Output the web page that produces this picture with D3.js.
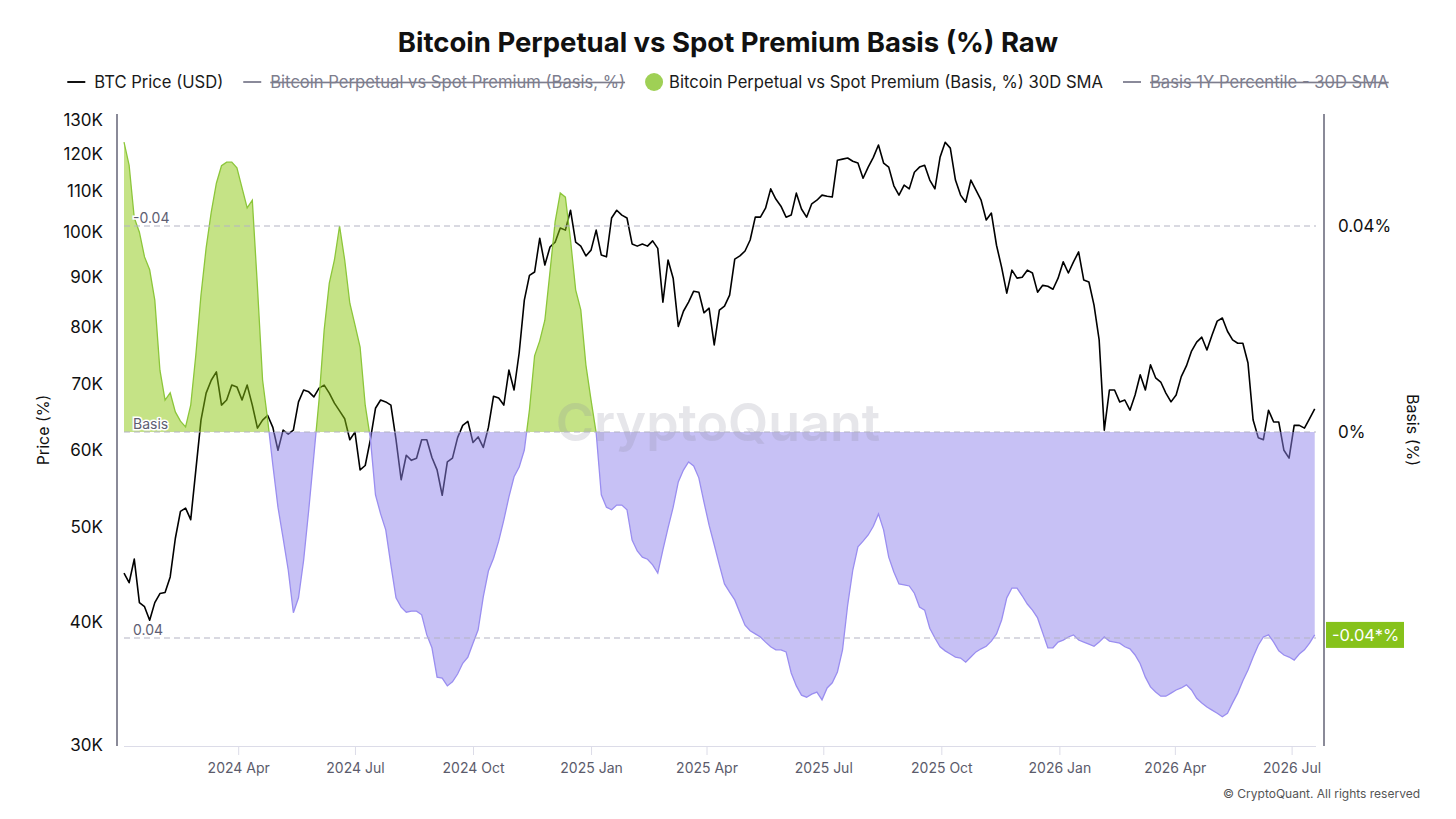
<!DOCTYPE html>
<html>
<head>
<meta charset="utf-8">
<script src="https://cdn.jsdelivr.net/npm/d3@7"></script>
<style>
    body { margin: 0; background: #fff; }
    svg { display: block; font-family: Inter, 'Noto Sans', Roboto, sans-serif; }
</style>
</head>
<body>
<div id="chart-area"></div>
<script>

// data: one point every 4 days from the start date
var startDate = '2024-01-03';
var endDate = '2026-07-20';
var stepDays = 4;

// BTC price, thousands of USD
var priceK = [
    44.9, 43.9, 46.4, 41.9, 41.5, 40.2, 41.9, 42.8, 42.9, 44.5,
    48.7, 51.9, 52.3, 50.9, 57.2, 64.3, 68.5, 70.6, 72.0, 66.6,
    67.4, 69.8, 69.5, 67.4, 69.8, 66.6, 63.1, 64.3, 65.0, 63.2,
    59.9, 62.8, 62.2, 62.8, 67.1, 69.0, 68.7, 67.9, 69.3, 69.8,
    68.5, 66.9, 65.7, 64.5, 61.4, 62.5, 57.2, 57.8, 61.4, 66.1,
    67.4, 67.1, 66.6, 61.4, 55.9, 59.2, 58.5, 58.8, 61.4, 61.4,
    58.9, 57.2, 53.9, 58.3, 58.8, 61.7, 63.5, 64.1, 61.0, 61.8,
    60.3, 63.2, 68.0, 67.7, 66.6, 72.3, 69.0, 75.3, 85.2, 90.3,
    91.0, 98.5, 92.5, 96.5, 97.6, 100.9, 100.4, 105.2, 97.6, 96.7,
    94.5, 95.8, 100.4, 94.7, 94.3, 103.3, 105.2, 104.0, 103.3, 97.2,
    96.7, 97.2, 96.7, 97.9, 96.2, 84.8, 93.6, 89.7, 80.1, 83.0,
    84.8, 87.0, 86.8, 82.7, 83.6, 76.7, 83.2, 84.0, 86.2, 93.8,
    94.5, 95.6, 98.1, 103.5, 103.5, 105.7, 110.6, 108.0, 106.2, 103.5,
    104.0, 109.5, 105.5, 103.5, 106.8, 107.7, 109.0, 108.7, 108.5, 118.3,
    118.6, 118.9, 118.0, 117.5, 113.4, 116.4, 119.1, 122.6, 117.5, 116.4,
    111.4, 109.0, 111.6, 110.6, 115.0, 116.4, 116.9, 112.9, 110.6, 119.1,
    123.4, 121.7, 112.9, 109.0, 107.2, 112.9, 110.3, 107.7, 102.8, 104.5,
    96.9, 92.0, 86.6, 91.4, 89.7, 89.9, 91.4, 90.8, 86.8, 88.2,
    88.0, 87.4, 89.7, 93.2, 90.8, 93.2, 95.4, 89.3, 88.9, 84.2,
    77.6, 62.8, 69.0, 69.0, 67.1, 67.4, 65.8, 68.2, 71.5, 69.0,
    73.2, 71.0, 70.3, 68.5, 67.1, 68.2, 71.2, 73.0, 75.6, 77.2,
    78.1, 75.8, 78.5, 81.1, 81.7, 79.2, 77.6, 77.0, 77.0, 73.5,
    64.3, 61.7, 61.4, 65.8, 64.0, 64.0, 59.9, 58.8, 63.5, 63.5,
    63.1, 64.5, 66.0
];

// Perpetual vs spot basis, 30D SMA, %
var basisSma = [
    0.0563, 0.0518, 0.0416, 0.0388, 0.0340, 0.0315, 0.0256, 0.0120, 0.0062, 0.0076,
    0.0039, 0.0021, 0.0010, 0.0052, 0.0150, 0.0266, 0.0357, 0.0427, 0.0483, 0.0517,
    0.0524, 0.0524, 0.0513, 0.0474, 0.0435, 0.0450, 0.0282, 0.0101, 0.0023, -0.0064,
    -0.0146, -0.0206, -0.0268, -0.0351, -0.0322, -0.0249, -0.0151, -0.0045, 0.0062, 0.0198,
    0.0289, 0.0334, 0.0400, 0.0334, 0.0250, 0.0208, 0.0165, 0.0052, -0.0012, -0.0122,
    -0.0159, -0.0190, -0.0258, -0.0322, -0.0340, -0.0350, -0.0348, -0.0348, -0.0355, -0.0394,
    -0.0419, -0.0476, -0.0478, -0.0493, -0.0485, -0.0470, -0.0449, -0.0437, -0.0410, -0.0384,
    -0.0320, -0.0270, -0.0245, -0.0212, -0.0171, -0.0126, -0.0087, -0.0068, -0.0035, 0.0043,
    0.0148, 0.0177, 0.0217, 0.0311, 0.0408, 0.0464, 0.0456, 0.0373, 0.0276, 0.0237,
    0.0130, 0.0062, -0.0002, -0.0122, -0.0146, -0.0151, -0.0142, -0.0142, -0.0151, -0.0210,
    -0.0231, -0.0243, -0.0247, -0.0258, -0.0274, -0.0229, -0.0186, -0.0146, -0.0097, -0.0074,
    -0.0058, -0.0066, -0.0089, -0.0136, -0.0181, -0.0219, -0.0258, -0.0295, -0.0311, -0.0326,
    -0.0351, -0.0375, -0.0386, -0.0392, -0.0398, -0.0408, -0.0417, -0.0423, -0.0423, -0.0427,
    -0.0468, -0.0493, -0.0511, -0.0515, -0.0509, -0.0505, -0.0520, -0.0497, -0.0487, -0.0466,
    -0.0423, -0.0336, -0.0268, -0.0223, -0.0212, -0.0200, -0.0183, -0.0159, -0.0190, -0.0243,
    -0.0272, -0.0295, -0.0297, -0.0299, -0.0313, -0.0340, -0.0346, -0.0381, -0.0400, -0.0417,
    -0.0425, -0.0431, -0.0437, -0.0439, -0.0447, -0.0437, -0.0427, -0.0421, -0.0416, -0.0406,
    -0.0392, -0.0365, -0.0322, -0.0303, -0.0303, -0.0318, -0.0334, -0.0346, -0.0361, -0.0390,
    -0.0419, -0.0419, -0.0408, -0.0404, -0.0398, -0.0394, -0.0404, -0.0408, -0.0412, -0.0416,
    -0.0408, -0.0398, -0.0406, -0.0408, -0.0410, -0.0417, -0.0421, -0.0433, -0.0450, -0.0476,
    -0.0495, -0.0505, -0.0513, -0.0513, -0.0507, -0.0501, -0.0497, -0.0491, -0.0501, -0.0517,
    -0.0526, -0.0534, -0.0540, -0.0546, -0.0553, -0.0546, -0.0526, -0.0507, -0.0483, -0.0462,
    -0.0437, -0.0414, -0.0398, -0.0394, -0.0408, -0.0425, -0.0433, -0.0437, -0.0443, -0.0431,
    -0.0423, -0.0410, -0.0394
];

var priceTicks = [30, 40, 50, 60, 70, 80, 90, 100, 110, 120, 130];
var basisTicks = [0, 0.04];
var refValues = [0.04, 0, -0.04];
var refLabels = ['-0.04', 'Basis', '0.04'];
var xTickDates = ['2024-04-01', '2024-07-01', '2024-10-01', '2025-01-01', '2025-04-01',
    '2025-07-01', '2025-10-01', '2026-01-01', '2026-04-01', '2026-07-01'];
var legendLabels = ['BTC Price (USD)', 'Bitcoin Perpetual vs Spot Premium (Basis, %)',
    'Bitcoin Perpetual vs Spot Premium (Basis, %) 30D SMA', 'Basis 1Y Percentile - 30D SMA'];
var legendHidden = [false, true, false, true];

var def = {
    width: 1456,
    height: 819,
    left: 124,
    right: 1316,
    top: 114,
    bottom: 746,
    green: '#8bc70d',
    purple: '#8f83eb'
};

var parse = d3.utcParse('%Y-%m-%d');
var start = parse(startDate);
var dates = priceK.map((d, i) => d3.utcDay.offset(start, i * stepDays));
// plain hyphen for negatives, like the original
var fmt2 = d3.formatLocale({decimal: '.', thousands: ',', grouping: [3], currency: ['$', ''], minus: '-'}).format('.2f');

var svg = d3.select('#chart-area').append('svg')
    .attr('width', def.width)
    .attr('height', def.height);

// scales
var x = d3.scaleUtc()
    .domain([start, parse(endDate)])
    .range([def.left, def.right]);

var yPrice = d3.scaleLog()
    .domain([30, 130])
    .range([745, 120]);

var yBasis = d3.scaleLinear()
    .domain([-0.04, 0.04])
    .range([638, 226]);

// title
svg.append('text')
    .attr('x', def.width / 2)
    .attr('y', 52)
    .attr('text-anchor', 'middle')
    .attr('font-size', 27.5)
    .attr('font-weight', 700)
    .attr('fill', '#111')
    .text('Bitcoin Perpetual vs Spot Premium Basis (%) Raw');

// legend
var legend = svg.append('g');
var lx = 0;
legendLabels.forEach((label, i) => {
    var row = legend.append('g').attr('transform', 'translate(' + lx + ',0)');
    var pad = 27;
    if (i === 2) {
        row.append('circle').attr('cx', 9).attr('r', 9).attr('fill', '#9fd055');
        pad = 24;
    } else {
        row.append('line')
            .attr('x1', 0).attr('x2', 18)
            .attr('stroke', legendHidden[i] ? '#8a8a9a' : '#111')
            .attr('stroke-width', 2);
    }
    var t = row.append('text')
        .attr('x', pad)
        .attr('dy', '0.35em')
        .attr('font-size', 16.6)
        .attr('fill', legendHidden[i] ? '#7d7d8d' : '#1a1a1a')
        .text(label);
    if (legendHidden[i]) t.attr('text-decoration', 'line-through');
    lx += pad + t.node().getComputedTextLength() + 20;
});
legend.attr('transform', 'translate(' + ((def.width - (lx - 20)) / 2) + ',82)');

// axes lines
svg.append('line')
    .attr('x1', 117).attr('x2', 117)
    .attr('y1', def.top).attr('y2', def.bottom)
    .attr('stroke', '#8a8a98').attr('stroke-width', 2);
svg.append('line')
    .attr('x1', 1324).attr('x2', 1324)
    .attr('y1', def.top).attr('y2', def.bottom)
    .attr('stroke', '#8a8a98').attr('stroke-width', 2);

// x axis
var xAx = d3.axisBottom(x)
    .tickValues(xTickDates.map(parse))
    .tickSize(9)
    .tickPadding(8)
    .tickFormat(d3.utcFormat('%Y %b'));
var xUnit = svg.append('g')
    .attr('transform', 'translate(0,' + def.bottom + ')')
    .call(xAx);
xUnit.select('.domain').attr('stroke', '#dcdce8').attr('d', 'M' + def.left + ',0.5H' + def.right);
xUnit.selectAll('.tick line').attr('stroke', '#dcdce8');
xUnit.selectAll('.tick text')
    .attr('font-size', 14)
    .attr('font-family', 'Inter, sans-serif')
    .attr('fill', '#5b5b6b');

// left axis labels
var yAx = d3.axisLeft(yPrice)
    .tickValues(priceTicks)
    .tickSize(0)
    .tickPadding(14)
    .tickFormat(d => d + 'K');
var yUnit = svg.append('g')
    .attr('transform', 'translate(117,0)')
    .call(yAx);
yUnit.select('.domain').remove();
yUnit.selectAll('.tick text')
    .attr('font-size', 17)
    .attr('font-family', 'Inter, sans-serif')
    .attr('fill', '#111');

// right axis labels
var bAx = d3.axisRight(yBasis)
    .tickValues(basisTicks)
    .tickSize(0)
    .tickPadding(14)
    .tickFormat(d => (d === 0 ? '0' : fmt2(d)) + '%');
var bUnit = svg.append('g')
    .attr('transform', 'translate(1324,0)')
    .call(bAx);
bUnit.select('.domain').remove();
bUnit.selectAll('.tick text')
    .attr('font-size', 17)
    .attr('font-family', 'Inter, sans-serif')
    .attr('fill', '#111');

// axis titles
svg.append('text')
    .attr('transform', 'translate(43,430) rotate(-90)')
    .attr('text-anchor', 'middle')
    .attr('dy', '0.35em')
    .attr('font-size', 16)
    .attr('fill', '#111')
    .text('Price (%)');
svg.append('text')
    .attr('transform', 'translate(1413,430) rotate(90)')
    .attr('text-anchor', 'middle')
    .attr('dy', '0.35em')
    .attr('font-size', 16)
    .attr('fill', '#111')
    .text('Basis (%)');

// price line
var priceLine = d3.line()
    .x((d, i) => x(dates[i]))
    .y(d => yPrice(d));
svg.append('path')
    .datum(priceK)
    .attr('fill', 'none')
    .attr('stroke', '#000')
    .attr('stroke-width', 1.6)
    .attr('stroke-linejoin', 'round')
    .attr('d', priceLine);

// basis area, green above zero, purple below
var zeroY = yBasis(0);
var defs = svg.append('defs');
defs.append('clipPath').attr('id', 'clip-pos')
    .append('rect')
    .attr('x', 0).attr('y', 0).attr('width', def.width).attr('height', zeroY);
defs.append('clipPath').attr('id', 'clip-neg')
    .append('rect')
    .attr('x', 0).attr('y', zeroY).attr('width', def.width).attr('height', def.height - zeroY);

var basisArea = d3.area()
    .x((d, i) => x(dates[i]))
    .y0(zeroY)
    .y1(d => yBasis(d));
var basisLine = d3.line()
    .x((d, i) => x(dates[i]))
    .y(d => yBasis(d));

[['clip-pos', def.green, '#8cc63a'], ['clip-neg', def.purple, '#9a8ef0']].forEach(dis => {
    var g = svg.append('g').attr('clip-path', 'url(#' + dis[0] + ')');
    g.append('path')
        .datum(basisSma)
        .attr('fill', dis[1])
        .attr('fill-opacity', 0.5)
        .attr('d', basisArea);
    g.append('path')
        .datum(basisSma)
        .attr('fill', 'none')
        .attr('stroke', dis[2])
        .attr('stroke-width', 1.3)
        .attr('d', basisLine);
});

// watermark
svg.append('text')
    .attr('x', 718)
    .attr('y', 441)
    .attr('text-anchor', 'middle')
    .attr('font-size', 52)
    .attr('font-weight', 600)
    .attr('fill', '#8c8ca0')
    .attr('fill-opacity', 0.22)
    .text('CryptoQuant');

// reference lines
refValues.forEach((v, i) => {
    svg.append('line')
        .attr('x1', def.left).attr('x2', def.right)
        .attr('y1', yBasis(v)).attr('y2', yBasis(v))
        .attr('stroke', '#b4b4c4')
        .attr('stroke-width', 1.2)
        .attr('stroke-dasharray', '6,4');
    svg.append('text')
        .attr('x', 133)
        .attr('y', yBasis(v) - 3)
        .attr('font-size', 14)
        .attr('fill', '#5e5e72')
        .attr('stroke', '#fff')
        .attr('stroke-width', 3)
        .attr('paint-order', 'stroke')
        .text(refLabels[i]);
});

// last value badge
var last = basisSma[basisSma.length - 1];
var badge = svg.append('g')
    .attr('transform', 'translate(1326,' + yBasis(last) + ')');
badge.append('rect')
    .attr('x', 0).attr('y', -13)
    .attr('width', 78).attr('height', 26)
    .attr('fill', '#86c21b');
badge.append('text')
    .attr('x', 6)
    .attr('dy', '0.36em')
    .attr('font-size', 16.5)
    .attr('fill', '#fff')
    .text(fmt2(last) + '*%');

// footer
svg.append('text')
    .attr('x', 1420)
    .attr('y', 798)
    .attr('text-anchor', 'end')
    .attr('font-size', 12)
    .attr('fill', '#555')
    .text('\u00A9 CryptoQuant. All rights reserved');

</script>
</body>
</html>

## Your objective
Pictures stay out. Repeat only the lines from the beginning of the data through the line that has "var stepDays = 4;".

## Final result
Output the web page that produces this picture with D3.js.
<!DOCTYPE html>
<html>
<head>
<meta charset="utf-8">
<script src="https://cdn.jsdelivr.net/npm/d3@7"></script>
<style>
    body { margin: 0; background: #fff; }
    svg { display: block; font-family: Inter, 'Noto Sans', Roboto, sans-serif; }
</style>
</head>
<body>
<div id="chart-area"></div>
<script>

// data: one point every 4 days from the start date
var startDate = '2024-01-03';
var endDate = '2026-07-20';
var stepDays = 4;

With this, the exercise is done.